Sunday, June 11, 2006

PreterNothing 1.2

This a serialized account. Read this first, or this will just sound crazy. Crazier, anyway.

My mind had retreated almost completely from the fabric of consensus reality. Nothing that I saw was fake. Nothing I felt was false. The one shining, glaring conspirator of the Darkness squeezing in my brain and sucking out my reason was the Visitor.

The Visitor formed from the malevolent void flowing from inside my head. The void became so dark and so dense under my east window that it could have formed nothing else. The window warped around the dark image. Darker than the night, blacker than the sackcloth air.

She became real.

When our bodies are slipping into sleep, strong and rapid from the boat launch of the things we expect to see into the seething river of unconscious, the first act of unwill is the paralysis. To keep you from acting out your day all over again with violent or dangerous consequence, the body shuts off your limbs. If you remain lucid, if not conscious, you feel tied down to your bed. Or as if something is sitting on your chest.

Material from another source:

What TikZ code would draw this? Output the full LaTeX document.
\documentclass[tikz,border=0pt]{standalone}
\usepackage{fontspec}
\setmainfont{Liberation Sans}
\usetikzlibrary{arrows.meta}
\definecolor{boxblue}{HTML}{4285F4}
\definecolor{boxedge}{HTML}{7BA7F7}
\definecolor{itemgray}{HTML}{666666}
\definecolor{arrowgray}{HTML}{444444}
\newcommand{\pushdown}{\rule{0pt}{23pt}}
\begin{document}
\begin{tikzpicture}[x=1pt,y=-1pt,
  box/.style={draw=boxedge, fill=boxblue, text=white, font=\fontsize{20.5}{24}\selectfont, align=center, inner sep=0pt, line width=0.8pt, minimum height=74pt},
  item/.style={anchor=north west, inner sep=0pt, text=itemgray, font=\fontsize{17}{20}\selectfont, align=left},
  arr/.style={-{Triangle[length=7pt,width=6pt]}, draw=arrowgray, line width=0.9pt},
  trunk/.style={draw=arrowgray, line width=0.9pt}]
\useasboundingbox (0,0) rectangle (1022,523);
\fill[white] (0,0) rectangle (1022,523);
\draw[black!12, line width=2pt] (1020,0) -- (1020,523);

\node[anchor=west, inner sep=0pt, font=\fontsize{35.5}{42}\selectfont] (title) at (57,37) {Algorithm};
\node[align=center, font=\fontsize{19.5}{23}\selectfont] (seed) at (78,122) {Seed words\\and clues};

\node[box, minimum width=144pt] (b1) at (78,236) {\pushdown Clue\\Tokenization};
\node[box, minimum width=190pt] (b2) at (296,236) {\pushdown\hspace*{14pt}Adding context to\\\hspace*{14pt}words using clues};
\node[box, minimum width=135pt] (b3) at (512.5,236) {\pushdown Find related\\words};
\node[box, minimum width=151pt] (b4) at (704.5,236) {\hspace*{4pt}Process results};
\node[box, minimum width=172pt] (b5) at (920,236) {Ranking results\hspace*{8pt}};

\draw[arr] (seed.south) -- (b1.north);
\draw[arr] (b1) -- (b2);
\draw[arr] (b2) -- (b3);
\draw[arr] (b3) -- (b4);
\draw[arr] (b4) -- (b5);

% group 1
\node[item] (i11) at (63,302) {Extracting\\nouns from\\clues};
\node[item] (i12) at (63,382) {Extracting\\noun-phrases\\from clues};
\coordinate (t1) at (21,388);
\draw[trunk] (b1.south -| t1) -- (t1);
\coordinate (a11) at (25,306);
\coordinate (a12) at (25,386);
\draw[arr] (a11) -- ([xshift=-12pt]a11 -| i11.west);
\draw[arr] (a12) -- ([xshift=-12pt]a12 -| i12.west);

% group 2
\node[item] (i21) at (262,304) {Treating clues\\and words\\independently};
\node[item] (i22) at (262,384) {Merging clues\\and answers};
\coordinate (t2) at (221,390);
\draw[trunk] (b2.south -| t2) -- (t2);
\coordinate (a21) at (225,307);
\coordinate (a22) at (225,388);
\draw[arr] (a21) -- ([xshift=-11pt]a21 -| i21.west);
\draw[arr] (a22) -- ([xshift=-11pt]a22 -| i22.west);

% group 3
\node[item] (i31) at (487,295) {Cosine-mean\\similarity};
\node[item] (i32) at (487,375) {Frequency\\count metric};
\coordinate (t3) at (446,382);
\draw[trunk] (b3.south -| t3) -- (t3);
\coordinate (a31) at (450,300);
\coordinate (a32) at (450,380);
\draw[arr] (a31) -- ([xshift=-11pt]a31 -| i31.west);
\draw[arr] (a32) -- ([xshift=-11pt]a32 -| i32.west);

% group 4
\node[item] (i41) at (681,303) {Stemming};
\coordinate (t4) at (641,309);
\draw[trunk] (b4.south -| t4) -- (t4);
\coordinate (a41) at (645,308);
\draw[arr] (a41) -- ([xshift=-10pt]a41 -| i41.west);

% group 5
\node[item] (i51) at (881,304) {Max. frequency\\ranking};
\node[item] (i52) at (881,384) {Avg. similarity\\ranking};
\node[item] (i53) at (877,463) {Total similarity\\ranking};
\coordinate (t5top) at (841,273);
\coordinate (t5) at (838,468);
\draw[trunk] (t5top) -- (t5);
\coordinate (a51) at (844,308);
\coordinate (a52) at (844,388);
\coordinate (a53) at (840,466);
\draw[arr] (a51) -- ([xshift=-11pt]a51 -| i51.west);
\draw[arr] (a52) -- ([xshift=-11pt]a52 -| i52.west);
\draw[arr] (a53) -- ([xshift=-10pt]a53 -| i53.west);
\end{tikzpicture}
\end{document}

She brought with her a foreboding. She didn't just carry it. She was formed in the furnaces of the hell that are fueled by the small guilts and sulfurous lies we wish we are afraid not to tell. Foreboding was her. All the fear and hate in the world was brought to my room. Though formed of fear and hate, she was not afraid or hateful. The same as my blood is not iron and oxygen.

She had love. Love like I have feared and felt small twinges of. Mad, mad, murderous love, the love of a mother to her leprous child. The love of a lioness as she kills her own offspring to control the consumption of food. The love of a betrayed lover. Love is a many splendored thing, indeed. And it has bloodied the whole world.

My world was awash in black, festered blood. It ran from the hems of her tattered, midnight cape. The cape rose abover her head and covered it totally, shadowing her face in another shade of the same festering black. Her tall form, sucking in all around her, radiated insanity. As surely as she was formed with quarks of fear and hate and love, insanity was the fermion of the whole. Embittered maternity stood her apart from the reality of my room.

She walked towards me with measured gait. I tried with effort rarely mustered to tell my eyes to turn to her. I'm not sure if it was the paralysis or the fear that held me at bay. She moved closer. She loved me. I could tell.

I knew a woman once who was told her whole life she could not bare children. She was a stunning example for all femininity, but she could not close the deal with Eve. Her and her husband formed a lasting and true relationship in their little home in the country, in the shade of the largest oak in the county. They formed a Garden of Eden without knowledge of a Fall.

One day, after fourteen years of medical belief to the contrary, she conceived. The small microsm of The Brethren lit up in joyous celebration for the miracle, the goodness of God. Her nest found new purpose as a room was prepared for the honored guest and a tree house was put up in the old oak. Around term, she had the child. A dark, inhuman, malformed lump of lifeless flesh. The single child she dared not hope for was a dead monster. The Brethren offered plattitudes and privacy to the destroyed woman, it was all they could do. She gave birth to dead love. Her womb was cursed by God, as was God by her, but never out loud.

In the autumn months that followed, she adopted the manner and meter of an ever-expectant mother, tittering about her house, busy and insane. Madness crept into her once and still beautiful eyes like algae on a pond. Her love killed her. The husband found her hanging from the oak tree.

Madness, in her dull, flowing cape, little red riding hood from Hell, paced towards me deliberately.

She loved me, I could tell.

4 comments:

Anonymous said...

You have serious gift for imagery Casey. I'm not getting a Happy Ending vibe for Ep 3.

Bill C said...

Puts a different spin on the "woman of your dreams" concept.

Janet said...

Beautifully disturbing. And very vivid... I could almost see her face.

Rock Hammer said...

There's a lot to this, guys, and I promise to respond to the comments later, when I'm done with it. It takes a very delicate balance of music and booze to accomplish what I want with this true account.